Escrow is a process used to finalize the purchase of a home. An escrow account is held by a neutral third party (the escrow holder) that has the legal capacity to serve this function. You do not necessarily need an attorney to help you with this process unless a complication arises. The purpose of escrow is to collect deeds and money prior to the seller and the buyer exchanging them. An escrow account also can be used to record deeds, handle property taxes, pay off loans, and otherwise assist with the transfer of property. Escrow costs usually are incorporated as part of the closing costs. They generally are less than 1 percent of the purchase price.
The process of opening an escrow account starts when the seller accepts the offer that the buyer has made. The buyer then gives their agent a deposit check, which is made out to the escrow holder. The escrow account holds the deposit until the deal is concluded, when it is included in the purchase price, or until the deal is abandoned, in which case it likely will be returned to the buyer.
An escrow holder can be either an individual or an organization. Most often, it is a title or escrow company, but it can also be an attorney, a real estate broker, or the escrow department of a bank. You can get recommendations from your agent or someone else whom you trust, but you should make sure that you choose an escrow holder that will be available throughout the escrow period. You should prioritize service rather than price in choosing among escrow holders. If the seller does not agree with your choice of escrow holder, however, you probably should simply use their preferred escrow holder, since this should not be a major issue.
In some regions, the escrow holder may be relatively passive and rely on the buyer and the seller to resolve any contingencies or disputes over title between them. In other regions, the escrow holder may play a more active role in checking on the status of the process. They often work with the parties through their real estate agents. The escrow holder remains neutral throughout the process and will not intervene to resolve disputes between the buyer and the seller or make sure that the deal goes through.
The seller has a right to back out of the contract without any penalty if the buyer fails to meet a required term. If they back out for a reason that is not permitted by the contract, on the other hand, the buyer can pursue the seller through arbitration, mediation, or a lawsuit to have them complete the sale and compensate them for their out-of-pocket costs. If the seller simply refuses to move out, the buyer will need to follow the same procedures to evict them as those that a landlord would follow to evict a tenant.
If the buyer backs out of the contract without a legitimate reason, any liquidated damages clause in the contract would apply. This provides the specific maximum amount that the buyer needs to pay the seller for breaking the contract. (Often, you can agree to give the seller an amount less than that.) If there is no liquidated damages clause, the seller can pursue damages from the buyer through arbitration, mediation, or a lawsuit, although determining the appropriate amount of damages can be complicated.

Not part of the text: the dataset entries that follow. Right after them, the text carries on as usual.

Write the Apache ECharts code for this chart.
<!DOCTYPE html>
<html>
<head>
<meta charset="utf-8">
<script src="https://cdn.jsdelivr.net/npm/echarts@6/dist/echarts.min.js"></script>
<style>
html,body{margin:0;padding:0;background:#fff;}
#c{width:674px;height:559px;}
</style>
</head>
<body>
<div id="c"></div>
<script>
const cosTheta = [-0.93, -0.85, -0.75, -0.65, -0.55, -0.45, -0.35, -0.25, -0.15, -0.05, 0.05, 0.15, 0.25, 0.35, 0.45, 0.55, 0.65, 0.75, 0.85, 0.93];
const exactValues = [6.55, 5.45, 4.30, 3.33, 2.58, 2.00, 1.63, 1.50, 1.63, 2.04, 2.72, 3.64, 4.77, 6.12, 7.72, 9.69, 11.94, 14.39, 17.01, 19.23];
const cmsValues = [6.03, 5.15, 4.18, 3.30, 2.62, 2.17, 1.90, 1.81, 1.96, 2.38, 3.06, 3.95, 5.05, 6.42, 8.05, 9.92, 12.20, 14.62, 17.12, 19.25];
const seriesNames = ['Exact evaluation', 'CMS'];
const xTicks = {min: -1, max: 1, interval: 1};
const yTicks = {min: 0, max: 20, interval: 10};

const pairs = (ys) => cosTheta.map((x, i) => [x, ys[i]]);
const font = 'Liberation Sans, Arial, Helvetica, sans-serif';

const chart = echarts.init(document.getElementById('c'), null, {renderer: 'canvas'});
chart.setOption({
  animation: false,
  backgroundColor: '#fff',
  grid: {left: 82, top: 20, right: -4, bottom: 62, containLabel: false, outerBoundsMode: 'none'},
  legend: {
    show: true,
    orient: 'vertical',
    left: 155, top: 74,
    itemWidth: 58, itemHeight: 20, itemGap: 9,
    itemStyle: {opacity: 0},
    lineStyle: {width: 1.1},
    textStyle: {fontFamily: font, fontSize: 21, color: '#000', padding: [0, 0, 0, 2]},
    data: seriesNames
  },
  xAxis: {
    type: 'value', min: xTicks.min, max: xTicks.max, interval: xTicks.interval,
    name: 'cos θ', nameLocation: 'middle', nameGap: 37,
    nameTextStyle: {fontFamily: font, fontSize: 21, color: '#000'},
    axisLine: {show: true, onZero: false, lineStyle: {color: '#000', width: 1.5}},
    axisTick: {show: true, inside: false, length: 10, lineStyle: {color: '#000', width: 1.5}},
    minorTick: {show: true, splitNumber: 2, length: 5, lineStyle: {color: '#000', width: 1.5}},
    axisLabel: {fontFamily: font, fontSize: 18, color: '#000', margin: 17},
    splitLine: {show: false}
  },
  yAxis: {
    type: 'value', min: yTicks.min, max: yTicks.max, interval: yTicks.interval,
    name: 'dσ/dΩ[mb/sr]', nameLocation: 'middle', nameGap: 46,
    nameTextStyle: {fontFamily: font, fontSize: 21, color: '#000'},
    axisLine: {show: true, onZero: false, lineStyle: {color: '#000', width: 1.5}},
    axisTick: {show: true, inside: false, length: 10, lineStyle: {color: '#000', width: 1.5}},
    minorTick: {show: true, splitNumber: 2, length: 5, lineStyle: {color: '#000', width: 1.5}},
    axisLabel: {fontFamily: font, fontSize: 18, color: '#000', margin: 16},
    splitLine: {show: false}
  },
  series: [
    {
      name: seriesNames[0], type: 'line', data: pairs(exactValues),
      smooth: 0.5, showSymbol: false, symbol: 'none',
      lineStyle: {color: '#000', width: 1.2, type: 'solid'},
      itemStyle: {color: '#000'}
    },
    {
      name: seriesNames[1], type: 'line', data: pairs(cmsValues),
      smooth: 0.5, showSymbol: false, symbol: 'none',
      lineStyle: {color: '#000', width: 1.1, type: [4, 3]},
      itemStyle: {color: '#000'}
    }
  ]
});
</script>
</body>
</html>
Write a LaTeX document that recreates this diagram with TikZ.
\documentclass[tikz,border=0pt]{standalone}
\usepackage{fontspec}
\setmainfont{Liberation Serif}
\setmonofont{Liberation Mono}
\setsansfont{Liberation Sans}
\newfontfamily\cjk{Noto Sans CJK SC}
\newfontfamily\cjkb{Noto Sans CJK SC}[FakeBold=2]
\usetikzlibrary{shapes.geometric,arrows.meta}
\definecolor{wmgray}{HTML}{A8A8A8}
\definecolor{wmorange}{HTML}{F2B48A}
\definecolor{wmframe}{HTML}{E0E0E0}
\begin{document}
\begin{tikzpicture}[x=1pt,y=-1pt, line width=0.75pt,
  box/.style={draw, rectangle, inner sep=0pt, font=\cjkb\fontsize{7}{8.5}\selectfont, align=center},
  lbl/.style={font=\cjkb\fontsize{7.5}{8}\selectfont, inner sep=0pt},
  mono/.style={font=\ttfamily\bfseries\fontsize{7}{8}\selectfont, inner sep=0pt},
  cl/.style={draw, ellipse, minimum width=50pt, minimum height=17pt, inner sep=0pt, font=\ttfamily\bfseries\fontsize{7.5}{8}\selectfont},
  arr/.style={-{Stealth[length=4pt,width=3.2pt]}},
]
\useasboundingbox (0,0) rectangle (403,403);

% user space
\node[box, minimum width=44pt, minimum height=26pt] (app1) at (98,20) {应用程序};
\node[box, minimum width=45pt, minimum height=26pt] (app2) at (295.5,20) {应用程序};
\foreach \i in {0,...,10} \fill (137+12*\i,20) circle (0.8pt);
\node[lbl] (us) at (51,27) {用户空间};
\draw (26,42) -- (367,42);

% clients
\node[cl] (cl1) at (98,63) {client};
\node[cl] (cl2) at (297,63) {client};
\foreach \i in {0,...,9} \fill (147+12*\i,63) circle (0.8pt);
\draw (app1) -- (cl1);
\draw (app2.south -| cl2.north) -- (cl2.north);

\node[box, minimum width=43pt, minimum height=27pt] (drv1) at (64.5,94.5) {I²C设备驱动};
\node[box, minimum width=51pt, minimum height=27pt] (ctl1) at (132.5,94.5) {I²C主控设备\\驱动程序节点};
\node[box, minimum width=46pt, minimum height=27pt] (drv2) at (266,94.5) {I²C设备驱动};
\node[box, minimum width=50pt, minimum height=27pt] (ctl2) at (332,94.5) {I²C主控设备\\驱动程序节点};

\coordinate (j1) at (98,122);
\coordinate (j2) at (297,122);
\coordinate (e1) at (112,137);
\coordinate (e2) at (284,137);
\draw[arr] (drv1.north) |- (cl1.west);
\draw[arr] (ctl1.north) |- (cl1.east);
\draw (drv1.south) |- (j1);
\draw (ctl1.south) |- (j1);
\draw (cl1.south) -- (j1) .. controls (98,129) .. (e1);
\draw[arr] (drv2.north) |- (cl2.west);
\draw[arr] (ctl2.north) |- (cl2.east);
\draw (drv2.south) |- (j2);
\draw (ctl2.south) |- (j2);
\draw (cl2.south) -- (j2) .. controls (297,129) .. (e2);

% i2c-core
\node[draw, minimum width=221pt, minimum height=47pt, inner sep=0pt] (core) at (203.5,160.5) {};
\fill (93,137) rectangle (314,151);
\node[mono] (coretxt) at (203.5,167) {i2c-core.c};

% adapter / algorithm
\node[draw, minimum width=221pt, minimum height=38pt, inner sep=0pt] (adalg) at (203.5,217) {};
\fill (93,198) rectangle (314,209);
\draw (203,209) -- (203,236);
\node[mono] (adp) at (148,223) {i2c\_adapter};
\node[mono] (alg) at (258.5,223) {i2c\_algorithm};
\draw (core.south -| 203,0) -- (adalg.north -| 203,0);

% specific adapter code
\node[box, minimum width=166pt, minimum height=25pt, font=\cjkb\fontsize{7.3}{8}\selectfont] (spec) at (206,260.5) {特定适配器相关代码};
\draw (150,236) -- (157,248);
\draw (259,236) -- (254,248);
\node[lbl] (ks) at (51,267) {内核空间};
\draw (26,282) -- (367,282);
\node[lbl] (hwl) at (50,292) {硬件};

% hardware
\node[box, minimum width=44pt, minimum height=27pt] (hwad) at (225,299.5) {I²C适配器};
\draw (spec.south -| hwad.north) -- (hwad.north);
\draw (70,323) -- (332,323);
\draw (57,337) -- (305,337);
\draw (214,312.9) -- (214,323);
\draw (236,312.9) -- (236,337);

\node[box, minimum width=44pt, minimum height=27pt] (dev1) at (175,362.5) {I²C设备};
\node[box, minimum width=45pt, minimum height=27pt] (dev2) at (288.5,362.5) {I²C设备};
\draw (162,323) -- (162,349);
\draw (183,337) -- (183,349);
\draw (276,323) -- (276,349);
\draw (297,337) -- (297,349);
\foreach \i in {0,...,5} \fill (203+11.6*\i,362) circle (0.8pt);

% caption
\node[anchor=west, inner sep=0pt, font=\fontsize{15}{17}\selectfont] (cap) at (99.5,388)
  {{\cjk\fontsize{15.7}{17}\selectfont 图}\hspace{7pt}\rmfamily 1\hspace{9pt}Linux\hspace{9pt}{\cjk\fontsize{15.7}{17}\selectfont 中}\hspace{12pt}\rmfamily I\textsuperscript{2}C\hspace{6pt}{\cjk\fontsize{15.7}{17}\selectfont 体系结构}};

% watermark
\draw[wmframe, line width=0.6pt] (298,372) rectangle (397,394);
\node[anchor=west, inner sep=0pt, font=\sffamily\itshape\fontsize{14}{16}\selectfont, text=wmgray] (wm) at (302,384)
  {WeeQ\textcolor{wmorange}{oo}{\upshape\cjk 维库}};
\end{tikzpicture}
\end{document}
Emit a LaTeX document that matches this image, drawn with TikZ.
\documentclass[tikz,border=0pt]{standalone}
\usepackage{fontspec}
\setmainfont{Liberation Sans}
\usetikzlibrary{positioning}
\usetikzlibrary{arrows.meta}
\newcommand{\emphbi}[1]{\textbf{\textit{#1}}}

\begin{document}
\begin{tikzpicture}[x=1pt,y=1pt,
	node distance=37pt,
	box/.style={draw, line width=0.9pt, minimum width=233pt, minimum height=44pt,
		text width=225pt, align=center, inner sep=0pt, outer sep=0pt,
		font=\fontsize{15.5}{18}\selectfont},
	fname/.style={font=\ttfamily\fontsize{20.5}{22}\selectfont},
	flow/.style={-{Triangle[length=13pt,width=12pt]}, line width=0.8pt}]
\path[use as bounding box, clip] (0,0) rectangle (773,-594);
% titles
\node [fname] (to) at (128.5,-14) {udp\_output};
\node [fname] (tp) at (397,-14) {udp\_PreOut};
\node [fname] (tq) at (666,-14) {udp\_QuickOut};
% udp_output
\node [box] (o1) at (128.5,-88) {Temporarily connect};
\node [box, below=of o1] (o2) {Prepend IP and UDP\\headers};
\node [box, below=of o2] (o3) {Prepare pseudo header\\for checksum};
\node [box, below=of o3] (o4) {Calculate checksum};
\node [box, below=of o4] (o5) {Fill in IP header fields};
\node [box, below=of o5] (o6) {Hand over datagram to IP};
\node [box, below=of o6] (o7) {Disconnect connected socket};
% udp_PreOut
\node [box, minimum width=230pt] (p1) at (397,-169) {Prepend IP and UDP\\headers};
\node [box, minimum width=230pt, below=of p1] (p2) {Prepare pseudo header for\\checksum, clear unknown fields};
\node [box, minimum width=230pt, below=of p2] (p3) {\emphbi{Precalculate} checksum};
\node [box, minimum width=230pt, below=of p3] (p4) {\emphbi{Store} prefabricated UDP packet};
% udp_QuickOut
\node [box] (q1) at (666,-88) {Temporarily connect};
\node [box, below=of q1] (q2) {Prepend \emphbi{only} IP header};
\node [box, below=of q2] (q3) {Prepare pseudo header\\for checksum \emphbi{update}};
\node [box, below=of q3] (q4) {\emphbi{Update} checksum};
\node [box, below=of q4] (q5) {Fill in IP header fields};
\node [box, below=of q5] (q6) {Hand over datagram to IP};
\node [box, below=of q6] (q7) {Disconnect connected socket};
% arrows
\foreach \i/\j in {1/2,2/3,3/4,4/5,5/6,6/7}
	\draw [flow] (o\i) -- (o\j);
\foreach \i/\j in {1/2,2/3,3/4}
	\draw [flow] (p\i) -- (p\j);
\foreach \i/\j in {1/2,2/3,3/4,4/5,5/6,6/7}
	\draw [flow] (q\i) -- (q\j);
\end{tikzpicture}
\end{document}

If the seller dies, the contract remains enforceable and must be honored by the seller’s estate. However, the process can become much more protracted if the house needs to go through probate, even if the seller’s heirs want to proceed with the sale. You may want to consult an attorney for advice on whether and how to back out of the deal if it appears to pose a greater burden than you want to handle.
If the seller failed to disclose a defect of which they were aware, and they are unwilling to cooperate in fixing the problem, the buyer can pursue damages from the seller and their broker. If the seller initially fails to disclose a defect but eventually discloses it late in the process, you should consult an attorney to see whether you can back out of the deal or get compensation for the defect. If the house is destroyed or severely damaged during the escrow process, the seller retains responsibility for making repairs and restoring the property to its prior condition. However, if the buyer no longer wants the house, they can likely get out of the deal by refusing to grant an extension for making the repairs.
If the parties have resolved any contingencies and are ready to finish the transaction, the buyer will be able to complete the paperwork for closing escrow. You should make sure to handle this process at least four business days before the closing date. Any cash that will be part of your purchase should arrive at the escrow office ahead of the closing. The escrow officer will collect the down payment and the loan proceeds in addition to the documents related to the transfer of the property. They will draft a new deed to transfer ownership to the buyer, which will be recorded at the county recorder’s office. They also will distribute the money in the escrow account to the appropriate parties.